I'm not sure I understand what you mean by skewing the result-- do you mean that it "appears" to be a larger majority than it would otherwise be? If the result of the vote is the same, then what difference does it make in practice that one side won by one vote or 30?
I don't want to make a proposal, well, period. But what do people think of a moratorium question on a vote? You can see the real numbers of yes and no votes, and if we don't reach a quorum, we can still enact a moratorium.
The more I think about it, the more I think no preference voting obviates the requirement of a quorum.
This is actually why I suggested raising the "quorum". I think a lot of people want the opportunity to vote 'just shut up about it already" or "I am willing to be happy with whatever the most people want"
In practice, a NP vote has historically been equivalent to a Yes.
Why? Because most items have passed, but wouldn't have if a quorum hadn't been reached? I'd need to check the vote tallies to be sure, but I'm pretty certain that only the last couple of votes have had low enough turnout where a quorum would not have been reached if we'd excluded the NP votes. Historically, total votes cast have been close to 100, or at least the high 2 digits. The NP votes had no effect on the outcome.
I'm saying there are four of us who want a change, and we really want it, and we're very vocal about it. And there are ten people who really don't want the change, but they're not as fond of arguing as we are, or they don't want to hurt our feelings.
So No-Preference person comes along, skims the discussion, and says "gee, it seems like everyone really wants to make this change, guess I'll go with that."
If the result of the vote is the same, then what difference does it make in practice that one side won by one vote or 30?
In the out of my ass example before, the result isn't the same. 20 Yes/30 No/20 NP is quite different from 40 Yes/30 No
I'm saying there are four of us who want the change, and we really want it, and we're very vocal about it. And there are ten people who really don't want the change, but they're not as fond of arguing as we are, or they don't want to hurt our feelings.

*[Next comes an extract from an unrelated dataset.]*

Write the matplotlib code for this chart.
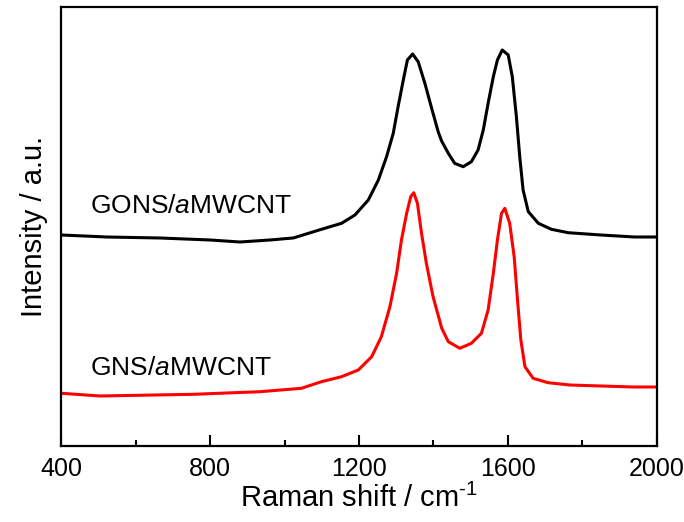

Then the vote should be 4 Yes, 10 No, and a bunch of NP. Closes the discussion and the majority that cared won. Gotta say No to the purple though. Not voting NP on that.
If you don't care what happens, abstain.
But if you do care what happens, as in--something does, but don't care which of the choices happens, then what?
Wait, I don't get this. If the 50%+1 needed to pass a resolution only includes the Yes and No votes, and does not include the NP votes, how has NP been treated as a Yes vote?
Because:
most items have passed, but wouldn't have if a quorum hadn't been reached
The number of proposals which haven't passed can be counted on one hand. Without thumbs.
I agree that the reason that most proposals pass is that ideas never make it that far if there isn't support. I could be wrong, it happens, often.
I'm saying there are four of us who want a change, and we really want it, and we're very vocal about it. And there are ten people who really don't want the change, but they're not as fond of arguing as we are, or they don't want to hurt our feelings.
So No-Preference person comes along, skims the discussion, and says "gee, it seems like everyone really wants to make this change, guess I'll go with that."
This makes sense. I see what you are saying. My preference would be that when a party does not have a preference, they let the vote shake out as it will, rather than trying to predict it. No preference voting admittedly *blindly* amplifies the majority, but I would prefer the majority remain un-amped.
ETA:
But if you do care what happens, as in--something does, but don't care which of the choices happens, then what?
I don't understand this at all. You want something to happen, even if that something is nothing? How would abstaining be different? Unless you are saying that by voting you want the matter to be settled, in which case I think we should add a moratorium category that can reach a quorum independent of the vote at hand.